What is the average cost to add a bathroom in 2026?

The average cost to add a bathroom in 2026 is roughly $35,000 to $50,000 nationally. High-cost coastal markets (California, Washington) run 20 to 40 percent above that; lower-cost markets in Texas and Florida often come in below it.

How much does a basement bathroom addition cost?

A basement bathroom addition costs $25,000 to $55,000. If your basement lacks a plumbing rough-in, add $3,500 to $7,500 for a sewage ejector system or up-flush toilet to move waste up to the main sewer line.

What does it cost to add a bedroom and bathroom?

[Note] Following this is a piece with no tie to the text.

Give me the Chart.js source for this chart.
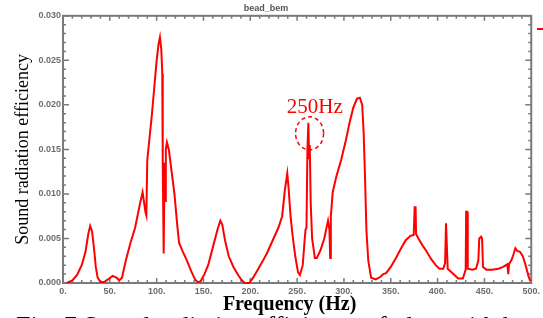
<!DOCTYPE html>
<html>
<head>
<meta charset="utf-8">
<script src="https://cdn.jsdelivr.net/npm/chart.js@4"></script>
<style>
  html, body { margin: 0; padding: 0; background: #fff; overflow: hidden; }
  #wrap { position: relative; width: 543px; height: 318px; overflow: hidden; }
  #caption {
    position: absolute; left: 16px; top: 311px; line-height: 1;
    font: 26px "Liberation Serif", serif; color: #000; white-space: nowrap;
  }
</style>
</head>
<body>
<div id="wrap">
  <canvas id="chart" width="543" height="318"></canvas>
  <div id="caption">Fig. 7 Sound radiation efficiency of plate with bead</div>
</div>
<script>
// frequency (Hz) and radiation efficiency
let freq = [
  4, 10, 15, 20, 24, 27, 29, 31, 33, 35, 37, 40, 44, 48, 53, 57, 60, 63, 67, 72,
  77, 82, 85, 88, 89, 90, 95, 100, 102, 103.5, 105, 106, 106.5, 107.5, 108.5, 109, 109.8, 111, 113, 116,
  119, 122, 124, 128, 132, 137, 141, 144, 147, 151, 155, 160, 165, 168, 170, 173, 177, 182, 187, 191,
  194, 199, 203, 208, 213, 218, 224, 230, 234, 237, 239.5, 241, 243, 245, 248, 251, 253, 256, 258, 259,
  260, 261, 262, 262.8, 263.5, 264.5, 266, 269, 271, 275, 279, 283, 284.5, 285.3, 286, 288, 292, 297, 302, 306,
  310, 314, 317, 319.5, 321, 322.5, 324, 326, 329, 334, 339, 342, 345, 350, 356, 361, 366, 371, 374.5, 375.5,
  376.5, 377, 380, 384, 388, 393, 398, 402, 406, 408, 409, 410, 410.8, 414, 418, 422, 427, 430, 430.5, 431.5,
  432.2, 437, 441, 443.5, 444.5, 446.5, 447.5, 448.5, 452, 458, 465, 470, 474.5, 475.5, 476.3, 479, 481, 483, 485, 488,
  491, 494, 497, 499
];
let efficiency = [
  0.0000, 0.0003, 0.0009, 0.0020, 0.0035, 0.0055, 0.0064, 0.0058, 0.0040, 0.0018, 0.0006, 0.0001, 0.0001, 0.0004, 0.0008, 0.0006, 0.0003, 0.0006, 0.0025, 0.0045,
  0.0062, 0.0088, 0.0102, 0.0080, 0.0076, 0.0138, 0.0190, 0.0250, 0.0268, 0.0276, 0.0262, 0.0235, 0.0135, 0.0033, 0.0135, 0.0092, 0.0150, 0.0158, 0.0150, 0.0125,
  0.0100, 0.0065, 0.0045, 0.0035, 0.0026, 0.0013, 0.0004, 0.0001, 0.0002, 0.0010, 0.0020, 0.0040, 0.0060, 0.0070, 0.0066, 0.0048, 0.0030, 0.0018, 0.0009, 0.0003,
  0.0000, 0.0000, 0.0006, 0.0015, 0.0024, 0.0034, 0.0048, 0.0062, 0.0075, 0.0105, 0.0123, 0.0105, 0.0075, 0.0055, 0.0030, 0.0012, 0.0009, 0.0020, 0.0048, 0.0060,
  0.0062, 0.0150, 0.0180, 0.0140, 0.0155, 0.0090, 0.0050, 0.0028, 0.0028, 0.0037, 0.0050, 0.0070, 0.0060, 0.0028, 0.0075, 0.0102, 0.0120, 0.0138, 0.0160, 0.0180,
  0.0197, 0.0207, 0.0208, 0.0200, 0.0170, 0.0120, 0.0059, 0.0025, 0.0006, 0.0004, 0.0007, 0.0010, 0.0011, 0.0018, 0.0029, 0.0039, 0.0048, 0.0053, 0.0054, 0.0085,
  0.0085, 0.0055, 0.0049, 0.0042, 0.0036, 0.0027, 0.0020, 0.0016, 0.0016, 0.0022, 0.0067, 0.0067, 0.0016, 0.0013, 0.0009, 0.0005, 0.0005, 0.0015, 0.0080, 0.0080,
  0.0016, 0.0015, 0.0016, 0.0025, 0.0050, 0.0052, 0.0050, 0.0018, 0.0015, 0.0015, 0.0016, 0.0018, 0.0021, 0.0010, 0.0021, 0.0026, 0.0032, 0.0039, 0.0036, 0.0035,
  0.0030, 0.0020, 0.0008, 0.0002
];

let xTicks = [0, 50, 100, 150, 200, 250, 300, 350, 400, 450, 500];
let yTicks = [0, 0.005, 0.010, 0.015, 0.020, 0.025, 0.030];

// callout around the 250 Hz spike (data coords)
let calloutText = "250Hz";
let calloutLabelAt = [239, 0.0191];
let calloutCircleAt = [263.3, 0.0168];

let points = freq.map((f, i) => ({x: f, y: efficiency[i]}));

const frame = {
  id: 'frame',
  beforeDatasetsDraw(chart) {
    const {ctx, chartArea: a, scales: {x, y}} = chart;
    ctx.save();
    ctx.strokeStyle = '#7a7a7a';
    ctx.lineWidth = 2;
    ctx.strokeRect(a.left, a.top, a.right - a.left, a.bottom - a.top);
    ctx.lineWidth = 1.5;
    ctx.beginPath();
    for (let f = 0; f <= 500; f += 10) {
      let px = x.getPixelForValue(f);
      let len = f % 50 === 0 ? 5 : 3;
      ctx.moveTo(px, a.bottom); ctx.lineTo(px, a.bottom - len);
      ctx.moveTo(px, a.top); ctx.lineTo(px, a.top + len);
    }
    for (let i = 0; i <= 30; i++) {
      let py = y.getPixelForValue(i / 1000);
      let len = i % 5 === 0 ? 6 : 3;
      ctx.moveTo(a.left, py); ctx.lineTo(a.left + len, py);
      ctx.moveTo(a.right, py); ctx.lineTo(a.right - len, py);
    }
    ctx.stroke();
    ctx.restore();
  },
  afterDatasetsDraw(chart) {
    const {ctx, scales: {x, y}} = chart;
    ctx.save();
    ctx.fillStyle = '#ff0000';
    ctx.strokeStyle = '#ff0000';
    ctx.font = '21px "Liberation Serif", serif';
    ctx.textBaseline = 'alphabetic';
    ctx.fillText(calloutText, x.getPixelForValue(calloutLabelAt[0]), y.getPixelForValue(calloutLabelAt[1]));
    ctx.lineWidth = 1.5;
    ctx.setLineDash([4, 3]);
    ctx.beginPath();
    ctx.ellipse(x.getPixelForValue(calloutCircleAt[0]), y.getPixelForValue(calloutCircleAt[1]), 14, 16.5, 0, 0, Math.PI * 2);
    ctx.stroke();
    // bit of the legend line peeking in at the right edge
    ctx.setLineDash([]);
    ctx.lineWidth = 2;
    ctx.beginPath();
    ctx.moveTo(chart.width - 6, 29);
    ctx.lineTo(chart.width, 29);
    ctx.stroke();
    ctx.restore();
  }
};

let ctx = document.getElementById('chart').getContext('2d');

let chart = new Chart(ctx, {
  type: 'line',
  data: {
    datasets: [{
      label: 'bead_bem',
      data: points,
      borderColor: '#ff0000',
      borderWidth: 2,
      pointRadius: 0,
      tension: 0,
      fill: false,
      clip: false
    }]
  },
  options: {
    responsive: false,
    animation: false,
    layout: { padding: { left: 0, right: 11, top: 0, bottom: 0 } },
    plugins: {
      legend: { display: false },
      tooltip: { enabled: false },
      title: {
        display: true,
        text: 'bead_bem',
        color: '#555',
        font: { family: '"Liberation Sans", Arial, sans-serif', size: 9 },
        padding: { top: 3, bottom: 2 }
      }
    },
    scales: {
      x: {
        type: 'linear',
        min: 0,
        max: 500,
        afterBuildTicks: s => { s.ticks = xTicks.map(v => ({value: v})); },
        afterFit: s => { s.height = 35; },
        grid: { display: false, drawTicks: false },
        border: { display: false },
        ticks: {
          autoSkip: false,
          maxRotation: 0,
          padding: 3,
          color: '#6e6e6e',
          font: { family: '"Liberation Sans", Arial, sans-serif', size: 9, weight: 'bold' },
          callback: v => v + '.'
        },
        title: {
          display: true,
          text: 'Frequency (Hz)\u00a0\u00a0\u00a0',
          color: '#000',
          font: { family: '"Liberation Serif", "Times New Roman", serif', size: 20, weight: 'bold' },
          padding: { top: 0, bottom: 1 }
        }
      },
      y: {
        min: 0,
        max: 0.03,
        afterBuildTicks: s => { s.ticks = yTicks.map(v => ({value: v})); },
        afterFit: s => { s.width = 63; },
        grid: { display: false, drawTicks: false },
        border: { display: false },
        ticks: {
          padding: 2,
          color: '#6e6e6e',
          font: { family: '"Liberation Sans", Arial, sans-serif', size: 9, weight: 'bold' },
          callback: v => v.toFixed(3)
        },
        title: {
          display: true,
          text: 'Sound radiation efficiency',
          color: '#000',
          font: { family: '"Liberation Serif", "Times New Roman", serif', size: 18 },
          padding: { top: 12, bottom: 0 }
        }
      }
    }
  },
  plugins: [frame]
});
</script>
</body>
</html>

A combined bedroom and bathroom addition costs $90,000 to $200,000 for 250 to 400 square feet. Building both in one project shares foundation, roofing, and permit costs, making it cheaper than two separate projects.

Do I need a permit to add a bathroom?

Yes. Any project that adds plumbing fixtures, moves drain lines, or adds electrical circuits requires permits in every US jurisdiction. Unpermitted bathrooms create problems at resale, void insurance claims, and usually cost more to legalize retroactively than the permit would have cost up front.

Is it cheaper to add a half bath or a full bath?

A half bath costs roughly 40 to 60 percent less than a full bath because it skips the shower or tub, which eliminates waterproofing, tile surround, larger drain lines, and additional ventilation requirements. If the goal is guest convenience, a half bath delivers most of the daily value.

Does adding a bathroom increase home value?

Yes. A bathroom addition typically returns 50 to 65 percent of its cost at resale, and homes moving from one bathroom to two see the biggest jump, often 10 to 20 percent of home value in family-oriented markets. Going from 2.5 to 3.5 baths returns less.

How long does a bathroom addition take?

Plan on 3 to 6 months end to end: 2 to 3 weeks for design and drawings (10 business days with our service), 4 to 8 weeks for permits, and 3 to 10 weeks of construction depending on whether you're converting existing space or building new.